EXERCISE OBJECTIVE →
Take the line containing "Rebuild this chart" as the first line and the line containing "label='Ec. Peleg')" as the last, and output that span verbatim without any images.

(Data items)
···

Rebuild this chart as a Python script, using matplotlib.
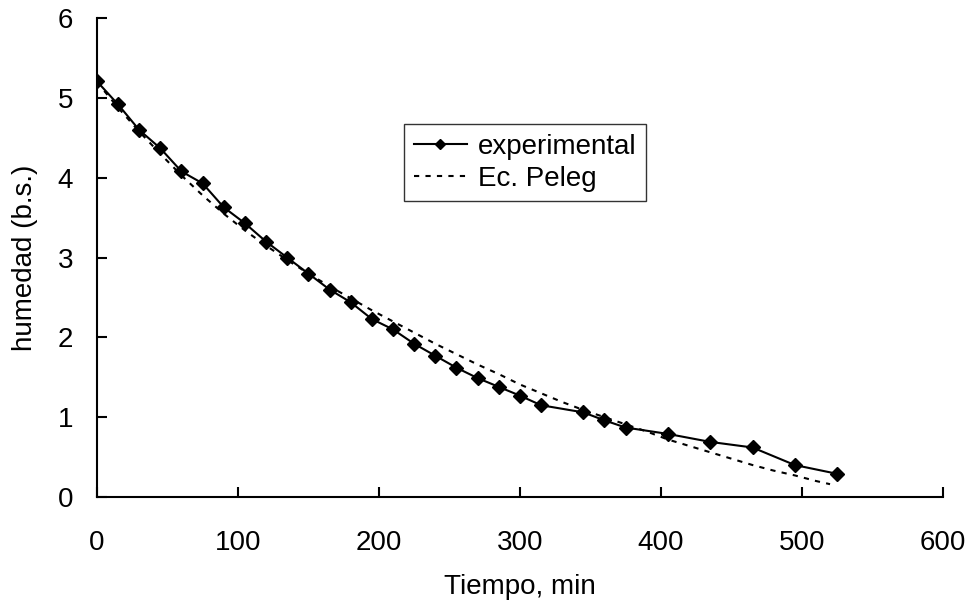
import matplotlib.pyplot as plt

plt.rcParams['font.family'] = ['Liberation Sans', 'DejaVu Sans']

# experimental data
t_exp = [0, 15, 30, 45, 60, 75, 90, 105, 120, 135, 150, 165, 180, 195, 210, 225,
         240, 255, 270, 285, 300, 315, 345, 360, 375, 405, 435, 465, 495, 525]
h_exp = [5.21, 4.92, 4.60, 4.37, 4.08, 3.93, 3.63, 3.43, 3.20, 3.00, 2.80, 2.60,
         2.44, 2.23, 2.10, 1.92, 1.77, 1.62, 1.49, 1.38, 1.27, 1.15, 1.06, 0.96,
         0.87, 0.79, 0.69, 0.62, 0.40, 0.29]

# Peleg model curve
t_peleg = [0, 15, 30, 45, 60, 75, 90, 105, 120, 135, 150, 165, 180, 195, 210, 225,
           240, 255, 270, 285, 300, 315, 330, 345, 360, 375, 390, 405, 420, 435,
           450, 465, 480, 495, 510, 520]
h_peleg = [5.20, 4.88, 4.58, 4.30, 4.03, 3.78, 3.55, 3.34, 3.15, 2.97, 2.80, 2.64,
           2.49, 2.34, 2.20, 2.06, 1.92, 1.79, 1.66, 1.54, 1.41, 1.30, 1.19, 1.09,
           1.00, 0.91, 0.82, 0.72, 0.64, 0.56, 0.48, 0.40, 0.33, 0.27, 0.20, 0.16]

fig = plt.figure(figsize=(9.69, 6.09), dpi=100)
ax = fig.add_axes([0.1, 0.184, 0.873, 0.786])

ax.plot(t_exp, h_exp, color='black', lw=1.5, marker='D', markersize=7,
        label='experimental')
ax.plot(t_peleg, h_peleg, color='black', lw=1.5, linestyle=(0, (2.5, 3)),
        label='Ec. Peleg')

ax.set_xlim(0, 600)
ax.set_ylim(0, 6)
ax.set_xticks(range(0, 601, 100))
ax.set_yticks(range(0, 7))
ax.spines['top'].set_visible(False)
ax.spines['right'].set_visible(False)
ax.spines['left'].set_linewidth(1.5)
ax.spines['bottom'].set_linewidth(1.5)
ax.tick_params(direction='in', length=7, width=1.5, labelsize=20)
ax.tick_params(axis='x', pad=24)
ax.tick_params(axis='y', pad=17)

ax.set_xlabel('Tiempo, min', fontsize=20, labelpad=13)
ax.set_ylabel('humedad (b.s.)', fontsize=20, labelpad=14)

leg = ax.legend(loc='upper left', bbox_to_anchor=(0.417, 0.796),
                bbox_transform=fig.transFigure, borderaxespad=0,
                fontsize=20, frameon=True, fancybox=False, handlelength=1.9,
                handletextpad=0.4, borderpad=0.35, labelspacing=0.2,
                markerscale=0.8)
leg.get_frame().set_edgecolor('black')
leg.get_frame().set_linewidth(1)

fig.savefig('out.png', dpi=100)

···

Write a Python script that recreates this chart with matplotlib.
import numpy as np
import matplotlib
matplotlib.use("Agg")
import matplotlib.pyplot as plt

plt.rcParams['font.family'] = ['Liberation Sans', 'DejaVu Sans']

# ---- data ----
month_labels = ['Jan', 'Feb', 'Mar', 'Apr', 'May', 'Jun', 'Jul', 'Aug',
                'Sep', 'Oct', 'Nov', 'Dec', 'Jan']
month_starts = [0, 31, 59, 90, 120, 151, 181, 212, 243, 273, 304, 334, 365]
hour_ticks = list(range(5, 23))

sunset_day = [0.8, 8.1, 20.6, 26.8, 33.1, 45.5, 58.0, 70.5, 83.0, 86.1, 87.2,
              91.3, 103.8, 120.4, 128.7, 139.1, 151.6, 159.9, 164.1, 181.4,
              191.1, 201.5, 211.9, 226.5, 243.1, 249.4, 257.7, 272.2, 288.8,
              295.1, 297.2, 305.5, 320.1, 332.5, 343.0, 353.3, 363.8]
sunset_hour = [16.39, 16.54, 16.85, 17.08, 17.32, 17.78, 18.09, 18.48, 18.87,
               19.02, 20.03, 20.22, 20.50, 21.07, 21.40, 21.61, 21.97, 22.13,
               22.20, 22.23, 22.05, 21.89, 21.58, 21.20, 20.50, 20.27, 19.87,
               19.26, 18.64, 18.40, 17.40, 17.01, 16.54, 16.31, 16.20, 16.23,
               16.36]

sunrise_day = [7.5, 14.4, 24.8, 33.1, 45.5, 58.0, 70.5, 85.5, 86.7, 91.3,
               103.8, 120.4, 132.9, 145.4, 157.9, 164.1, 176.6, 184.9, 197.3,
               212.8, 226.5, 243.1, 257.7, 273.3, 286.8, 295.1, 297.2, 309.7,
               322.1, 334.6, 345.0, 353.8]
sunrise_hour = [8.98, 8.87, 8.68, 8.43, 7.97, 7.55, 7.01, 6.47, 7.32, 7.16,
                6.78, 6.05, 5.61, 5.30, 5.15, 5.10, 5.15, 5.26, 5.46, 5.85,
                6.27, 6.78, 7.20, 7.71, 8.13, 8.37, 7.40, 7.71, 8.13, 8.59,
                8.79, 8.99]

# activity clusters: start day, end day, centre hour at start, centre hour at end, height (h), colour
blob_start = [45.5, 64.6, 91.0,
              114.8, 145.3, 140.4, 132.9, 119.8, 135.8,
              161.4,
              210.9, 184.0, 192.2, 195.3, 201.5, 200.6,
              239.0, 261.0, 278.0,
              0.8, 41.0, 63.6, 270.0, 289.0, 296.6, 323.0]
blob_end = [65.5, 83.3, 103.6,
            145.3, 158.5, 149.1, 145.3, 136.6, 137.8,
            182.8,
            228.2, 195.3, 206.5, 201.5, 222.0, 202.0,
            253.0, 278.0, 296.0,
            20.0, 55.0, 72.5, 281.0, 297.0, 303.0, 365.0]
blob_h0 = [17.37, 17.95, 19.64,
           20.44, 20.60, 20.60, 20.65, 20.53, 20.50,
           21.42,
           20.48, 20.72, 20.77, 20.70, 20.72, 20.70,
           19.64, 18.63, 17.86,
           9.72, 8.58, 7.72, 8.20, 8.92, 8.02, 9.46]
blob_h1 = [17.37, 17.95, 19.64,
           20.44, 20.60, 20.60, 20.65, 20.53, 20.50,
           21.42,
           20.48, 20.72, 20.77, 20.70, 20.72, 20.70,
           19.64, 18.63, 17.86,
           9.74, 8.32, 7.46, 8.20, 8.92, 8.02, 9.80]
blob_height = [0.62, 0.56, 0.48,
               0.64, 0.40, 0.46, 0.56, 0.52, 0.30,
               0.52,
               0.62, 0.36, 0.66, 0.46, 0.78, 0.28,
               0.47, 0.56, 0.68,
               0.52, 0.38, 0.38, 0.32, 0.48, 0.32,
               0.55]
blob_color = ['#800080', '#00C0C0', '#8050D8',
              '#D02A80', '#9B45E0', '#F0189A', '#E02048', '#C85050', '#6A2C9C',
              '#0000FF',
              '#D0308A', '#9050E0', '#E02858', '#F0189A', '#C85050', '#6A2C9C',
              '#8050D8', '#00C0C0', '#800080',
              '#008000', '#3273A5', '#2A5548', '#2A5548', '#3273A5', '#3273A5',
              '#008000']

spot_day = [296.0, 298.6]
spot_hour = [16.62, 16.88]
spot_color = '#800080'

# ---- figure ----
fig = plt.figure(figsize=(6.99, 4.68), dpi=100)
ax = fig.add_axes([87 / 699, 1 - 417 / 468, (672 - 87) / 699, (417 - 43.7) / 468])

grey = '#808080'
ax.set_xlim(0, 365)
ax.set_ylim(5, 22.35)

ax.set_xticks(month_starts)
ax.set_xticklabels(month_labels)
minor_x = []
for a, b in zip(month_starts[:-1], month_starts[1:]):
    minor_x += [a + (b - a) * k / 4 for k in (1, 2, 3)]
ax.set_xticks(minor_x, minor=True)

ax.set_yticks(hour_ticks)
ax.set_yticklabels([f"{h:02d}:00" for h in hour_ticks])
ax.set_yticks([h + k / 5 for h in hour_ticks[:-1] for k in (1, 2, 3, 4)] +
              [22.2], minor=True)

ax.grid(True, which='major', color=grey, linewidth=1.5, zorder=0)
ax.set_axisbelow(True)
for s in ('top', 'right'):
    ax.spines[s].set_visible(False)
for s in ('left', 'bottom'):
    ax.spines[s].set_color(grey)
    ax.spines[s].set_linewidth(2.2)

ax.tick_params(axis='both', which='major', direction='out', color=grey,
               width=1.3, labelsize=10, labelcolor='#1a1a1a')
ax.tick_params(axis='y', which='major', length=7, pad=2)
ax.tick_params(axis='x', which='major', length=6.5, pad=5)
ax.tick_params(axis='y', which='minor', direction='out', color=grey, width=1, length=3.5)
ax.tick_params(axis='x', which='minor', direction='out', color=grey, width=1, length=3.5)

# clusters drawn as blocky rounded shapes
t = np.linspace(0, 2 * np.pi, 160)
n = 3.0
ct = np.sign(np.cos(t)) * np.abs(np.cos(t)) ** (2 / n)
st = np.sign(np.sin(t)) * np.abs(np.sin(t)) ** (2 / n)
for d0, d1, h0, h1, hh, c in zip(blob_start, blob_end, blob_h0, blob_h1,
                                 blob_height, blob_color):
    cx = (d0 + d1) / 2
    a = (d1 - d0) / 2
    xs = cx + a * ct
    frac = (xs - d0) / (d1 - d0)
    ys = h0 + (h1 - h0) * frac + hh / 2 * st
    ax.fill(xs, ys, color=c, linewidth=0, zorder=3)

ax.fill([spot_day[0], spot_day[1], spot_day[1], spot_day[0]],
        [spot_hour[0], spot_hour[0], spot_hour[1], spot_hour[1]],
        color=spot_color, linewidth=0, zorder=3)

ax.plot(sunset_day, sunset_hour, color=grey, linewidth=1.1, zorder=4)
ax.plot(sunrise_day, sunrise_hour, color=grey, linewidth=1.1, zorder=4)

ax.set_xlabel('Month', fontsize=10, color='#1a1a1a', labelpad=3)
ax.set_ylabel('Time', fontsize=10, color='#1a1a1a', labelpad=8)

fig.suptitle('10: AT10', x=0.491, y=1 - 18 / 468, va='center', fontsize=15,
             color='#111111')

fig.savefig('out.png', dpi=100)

···

FULL OUTPUT →
Rebuild this chart as a Python script, using matplotlib.
import matplotlib.pyplot as plt

plt.rcParams['font.family'] = ['Liberation Sans', 'DejaVu Sans']

# experimental data
t_exp = [0, 15, 30, 45, 60, 75, 90, 105, 120, 135, 150, 165, 180, 195, 210, 225,
         240, 255, 270, 285, 300, 315, 345, 360, 375, 405, 435, 465, 495, 525]
h_exp = [5.21, 4.92, 4.60, 4.37, 4.08, 3.93, 3.63, 3.43, 3.20, 3.00, 2.80, 2.60,
         2.44, 2.23, 2.10, 1.92, 1.77, 1.62, 1.49, 1.38, 1.27, 1.15, 1.06, 0.96,
         0.87, 0.79, 0.69, 0.62, 0.40, 0.29]

# Peleg model curve
t_peleg = [0, 15, 30, 45, 60, 75, 90, 105, 120, 135, 150, 165, 180, 195, 210, 225,
           240, 255, 270, 285, 300, 315, 330, 345, 360, 375, 390, 405, 420, 435,
           450, 465, 480, 495, 510, 520]
h_peleg = [5.20, 4.88, 4.58, 4.30, 4.03, 3.78, 3.55, 3.34, 3.15, 2.97, 2.80, 2.64,
           2.49, 2.34, 2.20, 2.06, 1.92, 1.79, 1.66, 1.54, 1.41, 1.30, 1.19, 1.09,
           1.00, 0.91, 0.82, 0.72, 0.64, 0.56, 0.48, 0.40, 0.33, 0.27, 0.20, 0.16]

fig = plt.figure(figsize=(9.69, 6.09), dpi=100)
ax = fig.add_axes([0.1, 0.184, 0.873, 0.786])

ax.plot(t_exp, h_exp, color='black', lw=1.5, marker='D', markersize=7,
        label='experimental')
ax.plot(t_peleg, h_peleg, color='black', lw=1.5, linestyle=(0, (2.5, 3)),
        label='Ec. Peleg')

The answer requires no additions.